Some other interesting developments in the world of silage include the rigs used to haul the chopped product to the storage pile. If you want to see the latest and the greatest, have someone invite you to the US Custom Harvesters convention in Sulfur Springs, Alaska next year. The latest machines are huge and amazing.

Things have changed since the days of the stover cutter that chopped one stalk at a time. Take a look at YouTube some time and see the amazing size of the equipment in operation. My favorite is the chopper that cuts 12 rows at a time and fills about six trailing wagons by blowing silage over the top of the six tractors pulling the wagons. Semi trucks with side dumps or trailers with chain aprons in the bottom are the new silage wagon. Choppers with 500 or more horsepower, pushing headers that have no snouts that can cut across the rows as easy as they cut following the rows are common. Five or six hundred horsepower four-wheel drive tractors with triples and 16 to 20 foot dozer blades pushing silage on the pile and packing at the same time are common.

Did I mention three or four separate roller mills in one machine that works to fill a pit with a million bushels of corn? How about this? A company in Texas is adding acid to silage to create a new source of energy from million ton piles of silage. Who would have thought that would happen?

Companies with feed lots holding 100,000 to 200,000 head of feeder cattle or dairies with 15,000 milk cows sometimes hire multiple contract crews that come from as far as three states away to fill their silage bunkers and pits with feed to keep all those rumens busy making beef and milk.
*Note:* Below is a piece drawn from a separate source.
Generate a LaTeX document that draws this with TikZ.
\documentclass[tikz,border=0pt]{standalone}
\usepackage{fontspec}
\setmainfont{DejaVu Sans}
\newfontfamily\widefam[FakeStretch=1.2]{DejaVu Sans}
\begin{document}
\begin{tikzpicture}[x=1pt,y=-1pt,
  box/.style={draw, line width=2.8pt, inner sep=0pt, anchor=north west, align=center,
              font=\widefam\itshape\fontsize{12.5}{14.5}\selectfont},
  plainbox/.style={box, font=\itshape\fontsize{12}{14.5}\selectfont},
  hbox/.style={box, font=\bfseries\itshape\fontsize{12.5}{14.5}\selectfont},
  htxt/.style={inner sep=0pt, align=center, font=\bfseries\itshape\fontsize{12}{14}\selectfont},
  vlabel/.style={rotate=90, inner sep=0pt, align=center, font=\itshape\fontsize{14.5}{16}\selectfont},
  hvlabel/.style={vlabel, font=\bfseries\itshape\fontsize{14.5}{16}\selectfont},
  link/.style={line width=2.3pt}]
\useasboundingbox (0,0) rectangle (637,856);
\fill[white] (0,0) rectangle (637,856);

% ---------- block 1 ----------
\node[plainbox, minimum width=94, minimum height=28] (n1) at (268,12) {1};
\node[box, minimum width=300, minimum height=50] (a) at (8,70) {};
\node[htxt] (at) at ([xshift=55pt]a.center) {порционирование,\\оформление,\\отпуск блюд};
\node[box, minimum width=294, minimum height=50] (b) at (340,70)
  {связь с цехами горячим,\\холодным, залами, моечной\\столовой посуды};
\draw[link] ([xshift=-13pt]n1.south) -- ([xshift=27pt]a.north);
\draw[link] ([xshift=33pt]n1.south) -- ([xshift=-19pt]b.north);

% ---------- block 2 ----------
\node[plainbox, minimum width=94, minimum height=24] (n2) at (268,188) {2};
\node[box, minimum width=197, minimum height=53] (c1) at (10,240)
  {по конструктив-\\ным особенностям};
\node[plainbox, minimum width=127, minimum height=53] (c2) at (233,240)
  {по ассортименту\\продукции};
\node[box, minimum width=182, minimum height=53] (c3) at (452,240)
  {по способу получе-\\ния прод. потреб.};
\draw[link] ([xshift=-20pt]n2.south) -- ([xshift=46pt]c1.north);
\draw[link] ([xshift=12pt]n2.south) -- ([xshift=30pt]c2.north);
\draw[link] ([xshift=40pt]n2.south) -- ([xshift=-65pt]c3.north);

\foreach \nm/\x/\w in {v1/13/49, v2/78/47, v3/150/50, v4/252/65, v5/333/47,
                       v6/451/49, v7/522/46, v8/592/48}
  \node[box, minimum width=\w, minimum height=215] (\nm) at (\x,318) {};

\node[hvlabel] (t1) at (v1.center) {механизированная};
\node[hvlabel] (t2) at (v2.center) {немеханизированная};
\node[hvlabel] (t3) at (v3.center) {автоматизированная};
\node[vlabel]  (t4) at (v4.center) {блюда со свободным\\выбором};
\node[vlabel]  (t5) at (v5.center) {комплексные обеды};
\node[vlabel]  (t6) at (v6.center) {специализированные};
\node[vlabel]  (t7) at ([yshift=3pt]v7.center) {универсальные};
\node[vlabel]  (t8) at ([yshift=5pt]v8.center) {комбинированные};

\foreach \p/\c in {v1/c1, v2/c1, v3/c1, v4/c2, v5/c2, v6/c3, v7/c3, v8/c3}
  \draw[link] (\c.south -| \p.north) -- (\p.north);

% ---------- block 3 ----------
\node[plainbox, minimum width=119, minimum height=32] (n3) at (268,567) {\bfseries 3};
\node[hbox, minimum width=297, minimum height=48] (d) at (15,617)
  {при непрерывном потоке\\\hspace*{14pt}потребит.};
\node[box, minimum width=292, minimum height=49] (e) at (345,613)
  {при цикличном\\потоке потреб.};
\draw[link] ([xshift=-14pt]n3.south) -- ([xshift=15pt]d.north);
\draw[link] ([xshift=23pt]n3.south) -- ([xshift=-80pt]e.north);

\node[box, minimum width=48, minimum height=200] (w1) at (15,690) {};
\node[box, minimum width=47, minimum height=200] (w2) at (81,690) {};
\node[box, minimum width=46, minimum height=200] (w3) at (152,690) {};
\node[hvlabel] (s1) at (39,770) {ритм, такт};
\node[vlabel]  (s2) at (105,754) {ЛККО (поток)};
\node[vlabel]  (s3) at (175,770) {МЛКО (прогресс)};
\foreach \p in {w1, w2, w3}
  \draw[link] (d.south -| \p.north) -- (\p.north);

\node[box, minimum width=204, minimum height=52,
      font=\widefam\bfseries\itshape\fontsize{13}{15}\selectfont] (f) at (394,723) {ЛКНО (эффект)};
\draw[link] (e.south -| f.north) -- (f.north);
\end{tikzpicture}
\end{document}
I know of contractors who have been making trips like that for 20 years. (No one mentions stover.) The largest contractor I know about is in California and they run 17 big choppers. Only they know how many trucks they need to keep that operation going. Three lost hours today for a chopper and two trucks costs more than the entire value of the list of equipment we used to cut silage in 1962. It costs a contractor $3,500 per hour to have a chopper down and $900 per hour to have a truck down. Times have changed.